• STATED TASK: Find the string "this" in the records. Copy every line it appears in.

• Entries with chart source code:
((
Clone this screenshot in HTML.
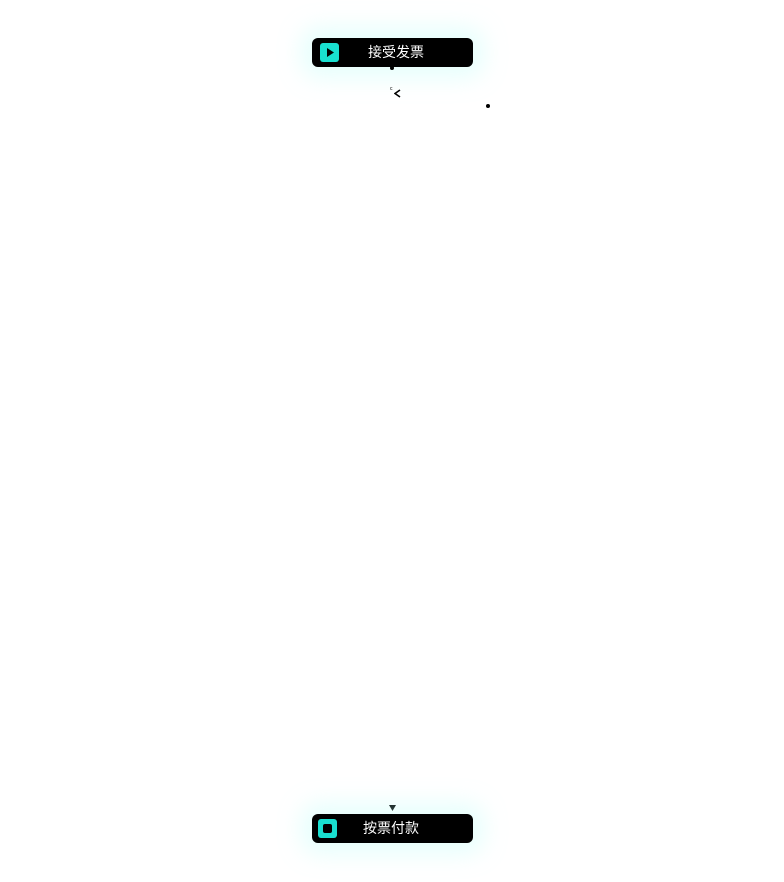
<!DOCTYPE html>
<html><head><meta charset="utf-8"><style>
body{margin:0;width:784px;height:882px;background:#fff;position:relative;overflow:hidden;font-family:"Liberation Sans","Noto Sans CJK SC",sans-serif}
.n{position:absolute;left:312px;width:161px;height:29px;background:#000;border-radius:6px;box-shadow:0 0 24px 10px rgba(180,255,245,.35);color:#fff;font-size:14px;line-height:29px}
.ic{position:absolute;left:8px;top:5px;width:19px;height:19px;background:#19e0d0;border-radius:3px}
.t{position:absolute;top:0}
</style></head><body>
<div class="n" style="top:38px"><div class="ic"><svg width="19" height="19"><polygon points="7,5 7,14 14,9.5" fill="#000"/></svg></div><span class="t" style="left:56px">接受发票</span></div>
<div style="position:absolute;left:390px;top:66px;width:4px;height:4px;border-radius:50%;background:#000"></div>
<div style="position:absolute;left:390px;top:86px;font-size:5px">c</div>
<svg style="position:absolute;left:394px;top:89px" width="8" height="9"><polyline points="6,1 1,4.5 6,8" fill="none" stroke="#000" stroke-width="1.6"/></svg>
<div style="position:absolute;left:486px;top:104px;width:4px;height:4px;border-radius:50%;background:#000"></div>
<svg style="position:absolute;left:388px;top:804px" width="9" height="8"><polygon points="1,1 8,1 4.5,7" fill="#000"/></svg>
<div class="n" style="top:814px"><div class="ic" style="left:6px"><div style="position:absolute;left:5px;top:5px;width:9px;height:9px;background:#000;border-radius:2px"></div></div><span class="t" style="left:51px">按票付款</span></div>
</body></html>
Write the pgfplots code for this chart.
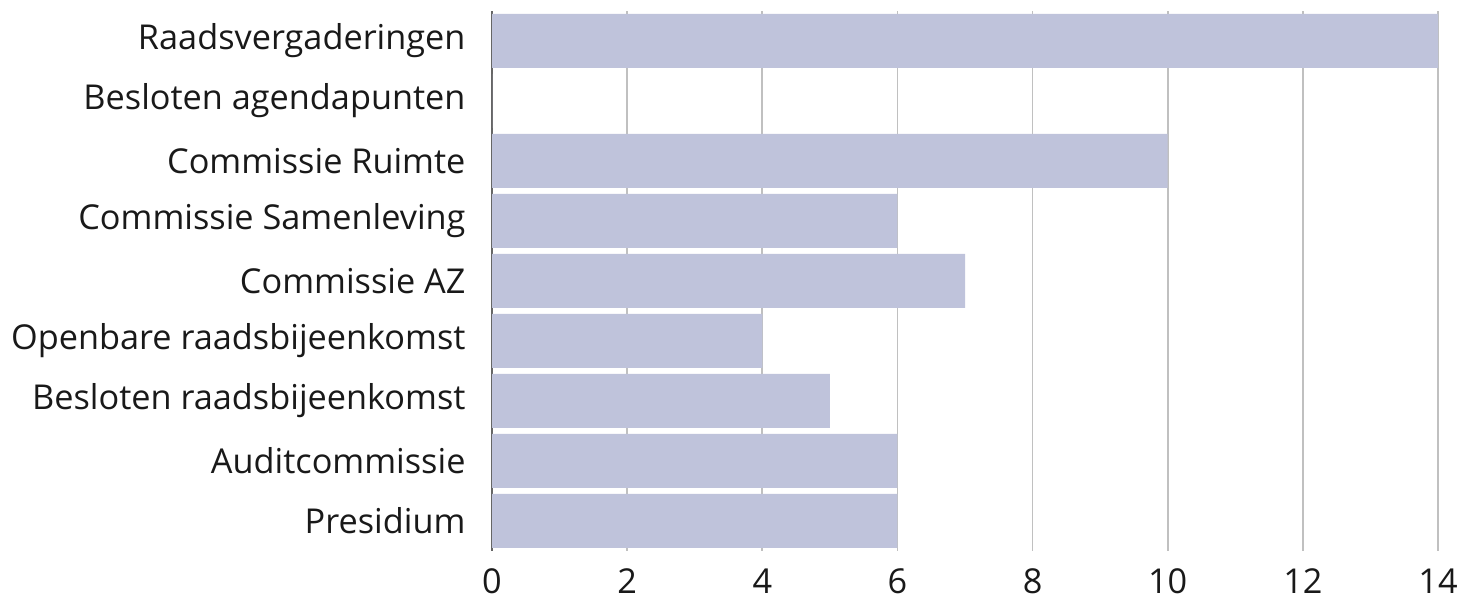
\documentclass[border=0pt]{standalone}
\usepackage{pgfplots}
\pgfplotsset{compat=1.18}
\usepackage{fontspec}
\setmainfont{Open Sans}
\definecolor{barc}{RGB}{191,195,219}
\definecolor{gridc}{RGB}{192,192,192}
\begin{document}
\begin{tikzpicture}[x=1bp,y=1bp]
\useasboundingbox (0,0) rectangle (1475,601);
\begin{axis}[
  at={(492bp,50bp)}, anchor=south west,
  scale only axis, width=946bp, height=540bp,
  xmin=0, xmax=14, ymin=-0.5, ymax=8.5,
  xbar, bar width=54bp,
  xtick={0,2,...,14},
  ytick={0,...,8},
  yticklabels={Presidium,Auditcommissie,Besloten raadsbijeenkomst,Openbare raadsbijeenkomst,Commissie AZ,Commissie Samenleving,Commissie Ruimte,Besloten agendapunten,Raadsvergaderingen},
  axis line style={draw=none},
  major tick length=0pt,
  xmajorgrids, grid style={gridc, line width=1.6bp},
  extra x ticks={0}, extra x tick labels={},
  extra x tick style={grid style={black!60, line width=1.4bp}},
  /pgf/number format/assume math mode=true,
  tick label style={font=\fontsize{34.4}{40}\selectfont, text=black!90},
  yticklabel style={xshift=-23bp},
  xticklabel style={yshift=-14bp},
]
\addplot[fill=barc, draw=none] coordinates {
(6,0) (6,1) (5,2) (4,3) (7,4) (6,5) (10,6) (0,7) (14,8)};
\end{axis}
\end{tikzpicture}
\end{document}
))
• SOLUTION BELOW:
Clone this screenshot in HTML.
Write the pgfplots code for this chart.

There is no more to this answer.